■ Direction: Skip the pictures and quote all of the lines exactly.

Entries with chart source code

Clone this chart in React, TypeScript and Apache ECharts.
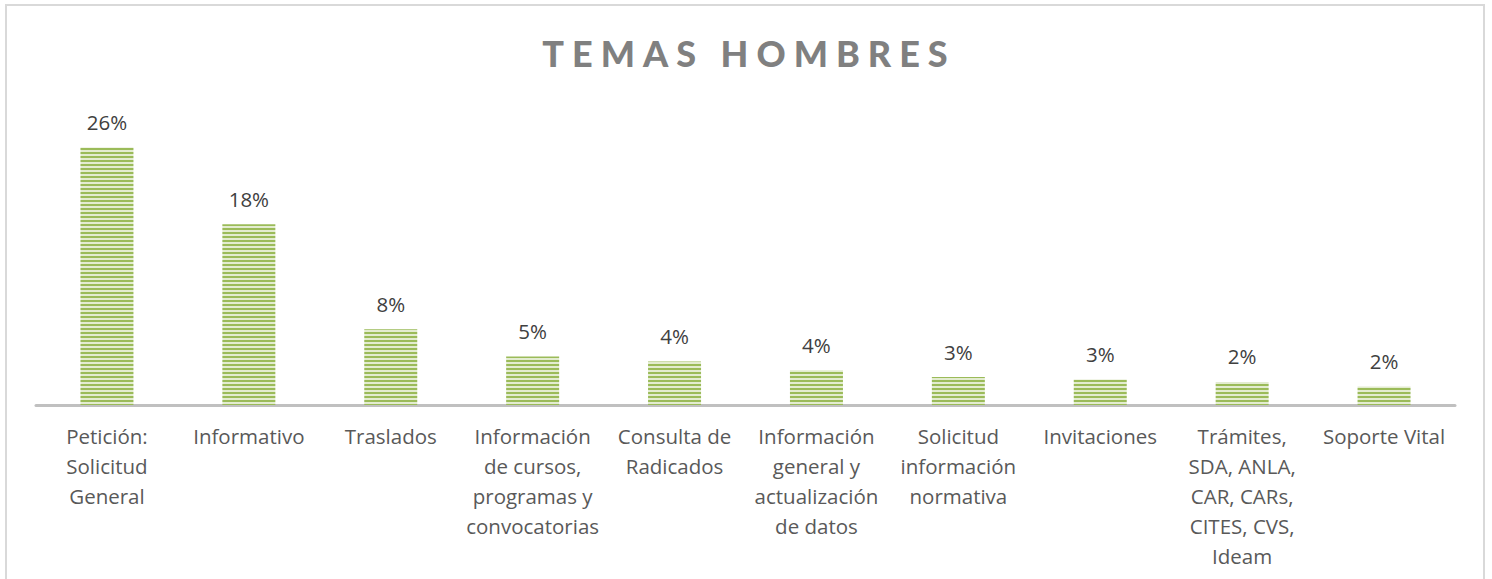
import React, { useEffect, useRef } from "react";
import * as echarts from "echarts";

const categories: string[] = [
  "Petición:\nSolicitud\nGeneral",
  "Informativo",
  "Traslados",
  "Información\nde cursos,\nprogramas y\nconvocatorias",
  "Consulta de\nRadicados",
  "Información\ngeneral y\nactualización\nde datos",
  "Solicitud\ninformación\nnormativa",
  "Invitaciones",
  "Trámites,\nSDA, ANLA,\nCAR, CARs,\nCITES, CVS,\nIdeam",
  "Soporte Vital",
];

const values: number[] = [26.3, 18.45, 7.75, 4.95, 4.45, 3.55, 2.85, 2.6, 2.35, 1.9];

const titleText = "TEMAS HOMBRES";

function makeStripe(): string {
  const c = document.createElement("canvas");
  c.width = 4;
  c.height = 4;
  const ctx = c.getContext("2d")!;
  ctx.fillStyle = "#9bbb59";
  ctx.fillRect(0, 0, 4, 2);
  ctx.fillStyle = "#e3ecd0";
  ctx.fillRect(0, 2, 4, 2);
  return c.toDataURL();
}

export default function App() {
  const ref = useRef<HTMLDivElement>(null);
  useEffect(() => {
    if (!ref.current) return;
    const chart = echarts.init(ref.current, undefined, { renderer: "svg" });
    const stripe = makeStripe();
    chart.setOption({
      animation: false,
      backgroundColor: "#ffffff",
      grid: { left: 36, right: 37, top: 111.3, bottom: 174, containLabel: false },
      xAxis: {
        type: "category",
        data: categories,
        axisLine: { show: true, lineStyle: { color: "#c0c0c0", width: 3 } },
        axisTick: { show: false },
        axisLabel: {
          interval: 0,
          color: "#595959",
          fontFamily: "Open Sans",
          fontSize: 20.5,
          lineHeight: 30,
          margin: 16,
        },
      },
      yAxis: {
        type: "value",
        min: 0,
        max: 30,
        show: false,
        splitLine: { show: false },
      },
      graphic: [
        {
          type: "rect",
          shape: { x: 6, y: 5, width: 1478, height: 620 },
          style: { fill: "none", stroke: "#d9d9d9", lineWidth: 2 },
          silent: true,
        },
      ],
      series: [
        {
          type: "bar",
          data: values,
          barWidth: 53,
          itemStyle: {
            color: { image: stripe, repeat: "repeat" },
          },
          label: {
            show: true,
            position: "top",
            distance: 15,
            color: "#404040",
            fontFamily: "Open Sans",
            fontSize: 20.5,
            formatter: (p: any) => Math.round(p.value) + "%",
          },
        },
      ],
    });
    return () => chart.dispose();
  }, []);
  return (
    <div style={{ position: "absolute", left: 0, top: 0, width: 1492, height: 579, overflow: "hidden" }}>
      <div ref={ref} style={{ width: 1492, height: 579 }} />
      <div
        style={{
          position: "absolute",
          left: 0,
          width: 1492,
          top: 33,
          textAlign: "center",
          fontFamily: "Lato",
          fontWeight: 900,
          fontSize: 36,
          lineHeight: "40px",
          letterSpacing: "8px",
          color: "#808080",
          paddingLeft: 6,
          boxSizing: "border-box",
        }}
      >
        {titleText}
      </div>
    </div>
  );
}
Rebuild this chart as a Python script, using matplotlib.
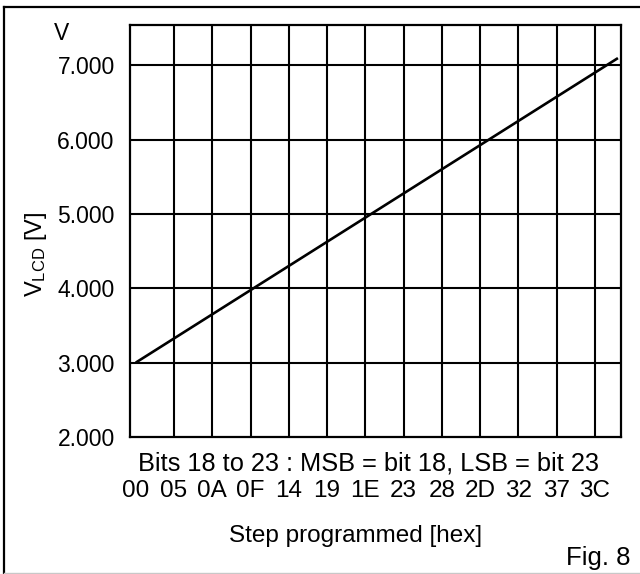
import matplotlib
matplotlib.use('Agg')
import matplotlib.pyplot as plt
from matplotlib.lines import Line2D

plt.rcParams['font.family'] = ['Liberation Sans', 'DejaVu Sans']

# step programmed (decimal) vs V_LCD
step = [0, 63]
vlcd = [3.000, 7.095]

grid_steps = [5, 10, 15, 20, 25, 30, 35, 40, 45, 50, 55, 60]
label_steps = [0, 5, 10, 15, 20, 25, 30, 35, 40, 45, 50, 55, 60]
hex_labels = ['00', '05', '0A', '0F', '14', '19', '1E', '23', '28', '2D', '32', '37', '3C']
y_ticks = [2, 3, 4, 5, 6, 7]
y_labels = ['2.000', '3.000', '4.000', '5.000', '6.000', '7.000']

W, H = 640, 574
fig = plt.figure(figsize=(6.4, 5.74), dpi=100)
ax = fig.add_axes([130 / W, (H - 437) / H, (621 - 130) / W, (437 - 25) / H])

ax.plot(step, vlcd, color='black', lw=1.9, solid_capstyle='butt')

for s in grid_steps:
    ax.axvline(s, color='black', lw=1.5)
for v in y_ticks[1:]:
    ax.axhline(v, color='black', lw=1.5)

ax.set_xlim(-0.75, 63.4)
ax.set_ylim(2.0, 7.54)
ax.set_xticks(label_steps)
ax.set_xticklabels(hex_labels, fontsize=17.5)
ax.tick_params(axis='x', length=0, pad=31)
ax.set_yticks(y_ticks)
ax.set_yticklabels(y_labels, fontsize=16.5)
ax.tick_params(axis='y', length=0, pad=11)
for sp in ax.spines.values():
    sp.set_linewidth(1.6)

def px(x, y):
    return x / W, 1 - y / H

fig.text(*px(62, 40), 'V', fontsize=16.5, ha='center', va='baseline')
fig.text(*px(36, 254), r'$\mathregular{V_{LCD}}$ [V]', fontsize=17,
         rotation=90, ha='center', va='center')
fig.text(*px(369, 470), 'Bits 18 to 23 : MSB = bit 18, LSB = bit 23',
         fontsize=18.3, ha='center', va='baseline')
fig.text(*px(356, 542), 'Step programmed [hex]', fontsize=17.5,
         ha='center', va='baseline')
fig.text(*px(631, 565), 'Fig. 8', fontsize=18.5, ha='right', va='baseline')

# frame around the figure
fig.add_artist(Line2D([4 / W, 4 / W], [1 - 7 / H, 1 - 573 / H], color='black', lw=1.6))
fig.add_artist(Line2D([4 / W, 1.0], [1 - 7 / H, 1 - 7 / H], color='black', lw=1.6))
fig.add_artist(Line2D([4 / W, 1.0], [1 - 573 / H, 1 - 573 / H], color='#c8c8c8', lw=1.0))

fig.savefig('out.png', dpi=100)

■ Answer to this problem:
Clone this chart in React, TypeScript and Apache ECharts.
import React, { useEffect, useRef } from "react";
import * as echarts from "echarts";

const categories: string[] = [
  "Petición:\nSolicitud\nGeneral",
  "Informativo",
  "Traslados",
  "Información\nde cursos,\nprogramas y\nconvocatorias",
  "Consulta de\nRadicados",
  "Información\ngeneral y\nactualización\nde datos",
  "Solicitud\ninformación\nnormativa",
  "Invitaciones",
  "Trámites,\nSDA, ANLA,\nCAR, CARs,\nCITES, CVS,\nIdeam",
  "Soporte Vital",
];

const values: number[] = [26.3, 18.45, 7.75, 4.95, 4.45, 3.55, 2.85, 2.6, 2.35, 1.9];

const titleText = "TEMAS HOMBRES";

function makeStripe(): string {
  const c = document.createElement("canvas");
  c.width = 4;
  c.height = 4;
  const ctx = c.getContext("2d")!;
  ctx.fillStyle = "#9bbb59";
  ctx.fillRect(0, 0, 4, 2);
  ctx.fillStyle = "#e3ecd0";
  ctx.fillRect(0, 2, 4, 2);
  return c.toDataURL();
}

export default function App() {
  const ref = useRef<HTMLDivElement>(null);
  useEffect(() => {
    if (!ref.current) return;
    const chart = echarts.init(ref.current, undefined, { renderer: "svg" });
    const stripe = makeStripe();
    chart.setOption({
      animation: false,
      backgroundColor: "#ffffff",
      grid: { left: 36, right: 37, top: 111.3, bottom: 174, containLabel: false },
      xAxis: {
        type: "category",
        data: categories,
        axisLine: { show: true, lineStyle: { color: "#c0c0c0", width: 3 } },
        axisTick: { show: false },
        axisLabel: {
          interval: 0,
          color: "#595959",
          fontFamily: "Open Sans",
          fontSize: 20.5,
          lineHeight: 30,
          margin: 16,
        },
      },
      yAxis: {
        type: "value",
        min: 0,
        max: 30,
        show: false,
        splitLine: { show: false },
      },
      graphic: [
        {
          type: "rect",
          shape: { x: 6, y: 5, width: 1478, height: 620 },
          style: { fill: "none", stroke: "#d9d9d9", lineWidth: 2 },
          silent: true,
        },
      ],
      series: [
        {
          type: "bar",
          data: values,
          barWidth: 53,
          itemStyle: {
            color: { image: stripe, repeat: "repeat" },
          },
          label: {
            show: true,
            position: "top",
            distance: 15,
            color: "#404040",
            fontFamily: "Open Sans",
            fontSize: 20.5,
            formatter: (p: any) => Math.round(p.value) + "%",
          },
        },
      ],
    });
    return () => chart.dispose();
  }, []);
  return (
    <div style={{ position: "absolute", left: 0, top: 0, width: 1492, height: 579, overflow: "hidden" }}>
      <div ref={ref} style={{ width: 1492, height: 579 }} />
      <div
        style={{
          position: "absolute",
          left: 0,
          width: 1492,
          top: 33,
          textAlign: "center",
          fontFamily: "Lato",
          fontWeight: 900,
          fontSize: 36,
          lineHeight: "40px",
          letterSpacing: "8px",
          color: "#808080",
          paddingLeft: 6,
          boxSizing: "border-box",
        }}
      >
        {titleText}
      </div>
    </div>
  );
}
Rebuild this chart as a Python script, using matplotlib.
import matplotlib
matplotlib.use('Agg')
import matplotlib.pyplot as plt
from matplotlib.lines import Line2D

plt.rcParams['font.family'] = ['Liberation Sans', 'DejaVu Sans']

# step programmed (decimal) vs V_LCD
step = [0, 63]
vlcd = [3.000, 7.095]

grid_steps = [5, 10, 15, 20, 25, 30, 35, 40, 45, 50, 55, 60]
label_steps = [0, 5, 10, 15, 20, 25, 30, 35, 40, 45, 50, 55, 60]
hex_labels = ['00', '05', '0A', '0F', '14', '19', '1E', '23', '28', '2D', '32', '37', '3C']
y_ticks = [2, 3, 4, 5, 6, 7]
y_labels = ['2.000', '3.000', '4.000', '5.000', '6.000', '7.000']

W, H = 640, 574
fig = plt.figure(figsize=(6.4, 5.74), dpi=100)
ax = fig.add_axes([130 / W, (H - 437) / H, (621 - 130) / W, (437 - 25) / H])

ax.plot(step, vlcd, color='black', lw=1.9, solid_capstyle='butt')

for s in grid_steps:
    ax.axvline(s, color='black', lw=1.5)
for v in y_ticks[1:]:
    ax.axhline(v, color='black', lw=1.5)

ax.set_xlim(-0.75, 63.4)
ax.set_ylim(2.0, 7.54)
ax.set_xticks(label_steps)
ax.set_xticklabels(hex_labels, fontsize=17.5)
ax.tick_params(axis='x', length=0, pad=31)
ax.set_yticks(y_ticks)
ax.set_yticklabels(y_labels, fontsize=16.5)
ax.tick_params(axis='y', length=0, pad=11)
for sp in ax.spines.values():
    sp.set_linewidth(1.6)

def px(x, y):
    return x / W, 1 - y / H

fig.text(*px(62, 40), 'V', fontsize=16.5, ha='center', va='baseline')
fig.text(*px(36, 254), r'$\mathregular{V_{LCD}}$ [V]', fontsize=17,
         rotation=90, ha='center', va='center')
fig.text(*px(369, 470), 'Bits 18 to 23 : MSB = bit 18, LSB = bit 23',
         fontsize=18.3, ha='center', va='baseline')
fig.text(*px(356, 542), 'Step programmed [hex]', fontsize=17.5,
         ha='center', va='baseline')
fig.text(*px(631, 565), 'Fig. 8', fontsize=18.5, ha='right', va='baseline')

# frame around the figure
fig.add_artist(Line2D([4 / W, 4 / W], [1 - 7 / H, 1 - 573 / H], color='black', lw=1.6))
fig.add_artist(Line2D([4 / W, 1.0], [1 - 7 / H, 1 - 7 / H], color='black', lw=1.6))
fig.add_artist(Line2D([4 / W, 1.0], [1 - 573 / H, 1 - 573 / H], color='#c8c8c8', lw=1.0))

fig.savefig('out.png', dpi=100)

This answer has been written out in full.